= EXERCISE DATA =
----

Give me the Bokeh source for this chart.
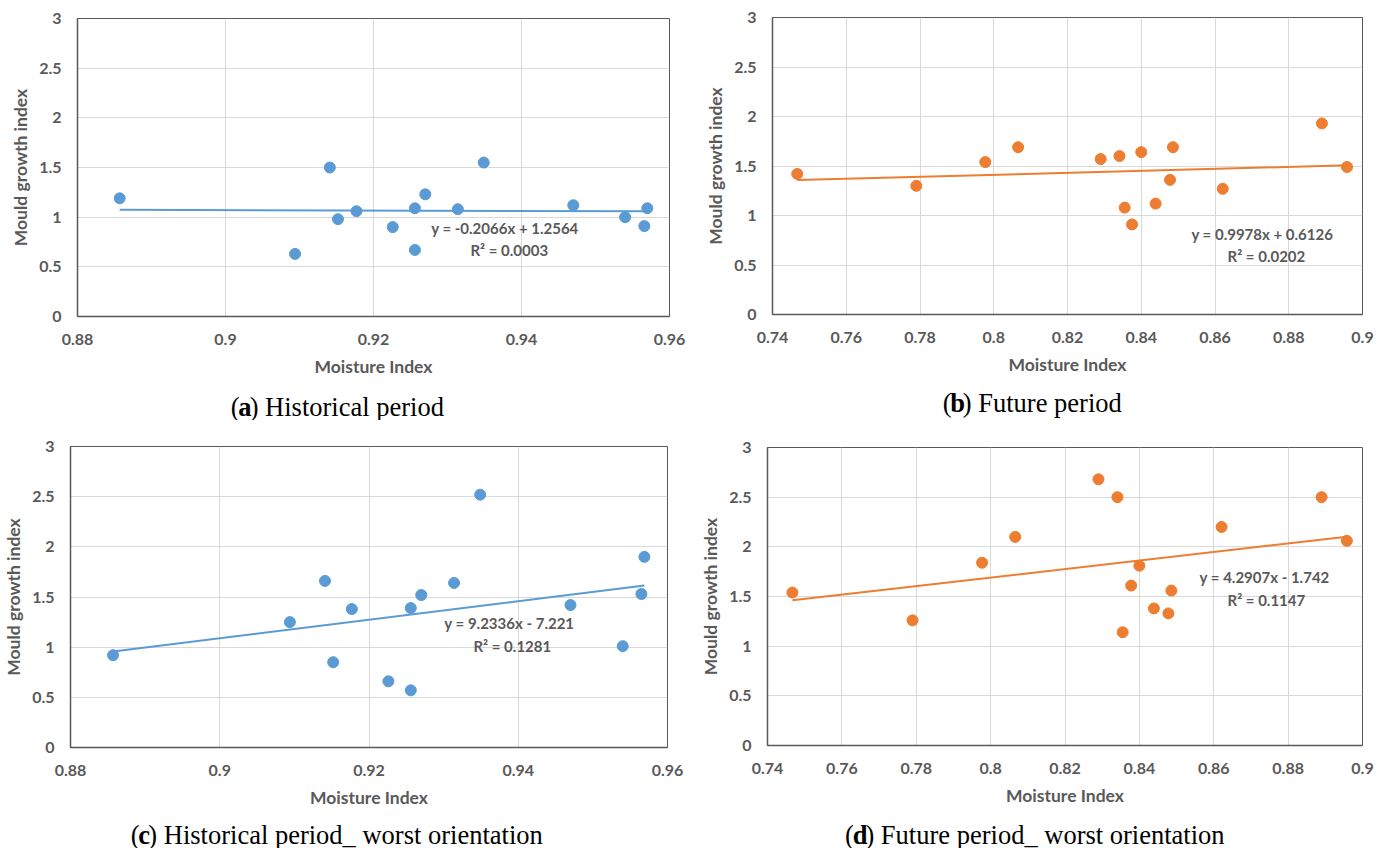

----

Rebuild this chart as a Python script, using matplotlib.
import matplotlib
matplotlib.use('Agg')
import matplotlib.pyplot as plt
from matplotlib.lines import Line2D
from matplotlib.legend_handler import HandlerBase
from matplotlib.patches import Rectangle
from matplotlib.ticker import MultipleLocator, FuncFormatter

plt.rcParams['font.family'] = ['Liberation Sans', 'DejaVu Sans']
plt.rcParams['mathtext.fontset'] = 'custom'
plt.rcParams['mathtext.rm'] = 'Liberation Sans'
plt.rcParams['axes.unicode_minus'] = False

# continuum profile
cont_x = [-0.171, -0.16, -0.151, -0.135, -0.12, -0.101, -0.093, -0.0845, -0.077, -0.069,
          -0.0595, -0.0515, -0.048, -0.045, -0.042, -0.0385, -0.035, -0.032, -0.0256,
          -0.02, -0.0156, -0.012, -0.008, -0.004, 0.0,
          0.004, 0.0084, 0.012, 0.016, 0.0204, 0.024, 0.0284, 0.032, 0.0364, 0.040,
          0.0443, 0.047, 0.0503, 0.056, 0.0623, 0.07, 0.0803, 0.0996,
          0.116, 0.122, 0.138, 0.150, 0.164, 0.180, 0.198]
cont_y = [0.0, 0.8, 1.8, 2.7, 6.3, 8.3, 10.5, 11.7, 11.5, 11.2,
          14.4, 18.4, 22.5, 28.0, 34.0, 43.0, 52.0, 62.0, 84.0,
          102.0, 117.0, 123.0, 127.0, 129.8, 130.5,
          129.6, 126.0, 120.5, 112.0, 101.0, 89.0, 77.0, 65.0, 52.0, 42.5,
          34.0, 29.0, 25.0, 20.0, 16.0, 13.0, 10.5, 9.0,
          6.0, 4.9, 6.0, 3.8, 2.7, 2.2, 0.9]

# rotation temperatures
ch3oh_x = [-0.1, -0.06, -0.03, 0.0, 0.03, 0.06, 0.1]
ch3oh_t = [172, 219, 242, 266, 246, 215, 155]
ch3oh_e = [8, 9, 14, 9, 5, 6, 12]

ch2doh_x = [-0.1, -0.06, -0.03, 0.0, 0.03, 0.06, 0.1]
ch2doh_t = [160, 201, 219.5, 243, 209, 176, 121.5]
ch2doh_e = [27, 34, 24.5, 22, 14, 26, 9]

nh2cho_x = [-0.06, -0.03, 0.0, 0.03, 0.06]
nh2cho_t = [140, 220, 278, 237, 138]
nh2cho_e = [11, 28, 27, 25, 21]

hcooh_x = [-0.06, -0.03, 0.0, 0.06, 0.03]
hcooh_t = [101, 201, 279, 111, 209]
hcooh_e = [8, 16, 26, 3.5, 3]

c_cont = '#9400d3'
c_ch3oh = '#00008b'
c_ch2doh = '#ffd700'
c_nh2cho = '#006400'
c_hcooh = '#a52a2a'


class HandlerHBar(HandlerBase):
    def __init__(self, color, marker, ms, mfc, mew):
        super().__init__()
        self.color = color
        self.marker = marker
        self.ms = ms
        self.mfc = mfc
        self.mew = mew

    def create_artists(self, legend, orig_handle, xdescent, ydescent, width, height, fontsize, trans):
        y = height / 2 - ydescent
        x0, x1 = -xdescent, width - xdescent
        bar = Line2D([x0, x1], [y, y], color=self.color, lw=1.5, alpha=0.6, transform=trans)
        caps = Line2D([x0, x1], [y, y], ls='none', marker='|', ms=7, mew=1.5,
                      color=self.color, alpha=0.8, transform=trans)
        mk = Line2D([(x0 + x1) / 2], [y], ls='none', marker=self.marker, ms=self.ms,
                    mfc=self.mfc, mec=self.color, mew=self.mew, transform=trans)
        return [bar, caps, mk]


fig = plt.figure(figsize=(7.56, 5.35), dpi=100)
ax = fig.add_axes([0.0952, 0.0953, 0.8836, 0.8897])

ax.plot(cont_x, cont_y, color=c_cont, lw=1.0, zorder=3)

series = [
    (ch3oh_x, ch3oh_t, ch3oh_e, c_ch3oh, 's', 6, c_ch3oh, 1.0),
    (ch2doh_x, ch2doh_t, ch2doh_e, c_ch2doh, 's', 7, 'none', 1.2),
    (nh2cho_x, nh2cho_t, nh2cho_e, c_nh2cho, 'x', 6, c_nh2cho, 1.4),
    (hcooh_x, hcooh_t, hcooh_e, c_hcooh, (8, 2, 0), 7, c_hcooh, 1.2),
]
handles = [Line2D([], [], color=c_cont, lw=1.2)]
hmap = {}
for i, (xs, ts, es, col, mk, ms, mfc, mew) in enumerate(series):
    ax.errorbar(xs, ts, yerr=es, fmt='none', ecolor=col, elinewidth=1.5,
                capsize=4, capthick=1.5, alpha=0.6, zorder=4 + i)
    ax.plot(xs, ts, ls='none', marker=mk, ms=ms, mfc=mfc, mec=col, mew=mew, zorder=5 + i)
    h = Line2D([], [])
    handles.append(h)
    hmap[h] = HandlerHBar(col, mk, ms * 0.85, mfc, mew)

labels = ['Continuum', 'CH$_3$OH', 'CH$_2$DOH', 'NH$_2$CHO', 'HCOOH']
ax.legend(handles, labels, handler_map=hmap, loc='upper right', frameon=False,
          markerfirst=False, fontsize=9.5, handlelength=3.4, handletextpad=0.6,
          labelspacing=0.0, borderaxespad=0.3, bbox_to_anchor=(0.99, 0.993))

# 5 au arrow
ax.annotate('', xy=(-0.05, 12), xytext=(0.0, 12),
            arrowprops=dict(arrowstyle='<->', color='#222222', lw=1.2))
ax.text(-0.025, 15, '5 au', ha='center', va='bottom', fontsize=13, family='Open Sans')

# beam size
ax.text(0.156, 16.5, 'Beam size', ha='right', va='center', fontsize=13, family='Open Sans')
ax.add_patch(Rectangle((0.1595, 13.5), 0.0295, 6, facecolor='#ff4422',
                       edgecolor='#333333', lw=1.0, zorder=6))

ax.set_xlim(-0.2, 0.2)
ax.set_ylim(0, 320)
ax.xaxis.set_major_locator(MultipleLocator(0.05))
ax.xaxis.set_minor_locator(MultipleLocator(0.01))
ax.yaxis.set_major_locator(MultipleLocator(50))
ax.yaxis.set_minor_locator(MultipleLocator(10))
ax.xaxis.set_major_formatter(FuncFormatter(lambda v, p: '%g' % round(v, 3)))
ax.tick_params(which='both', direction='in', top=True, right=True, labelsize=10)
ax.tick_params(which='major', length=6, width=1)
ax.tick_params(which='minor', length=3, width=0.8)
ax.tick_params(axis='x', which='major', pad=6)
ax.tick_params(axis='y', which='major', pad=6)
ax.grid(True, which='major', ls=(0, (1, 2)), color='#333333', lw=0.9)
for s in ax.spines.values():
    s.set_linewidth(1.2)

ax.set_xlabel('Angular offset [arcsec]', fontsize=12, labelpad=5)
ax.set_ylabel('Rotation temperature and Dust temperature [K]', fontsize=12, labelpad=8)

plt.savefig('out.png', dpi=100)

----

= YOUR TASK =
Repeat, character for character, the lines of the material above from the line with "Rebuild this chart" through the line with "from matplotlib.ticker import".

= OUTPUT OF THE TASK =
Rebuild this chart as a Python script, using matplotlib.
import matplotlib
matplotlib.use('Agg')
import matplotlib.pyplot as plt
from matplotlib.lines import Line2D
from matplotlib.legend_handler import HandlerBase
from matplotlib.patches import Rectangle
from matplotlib.ticker import MultipleLocator, FuncFormatter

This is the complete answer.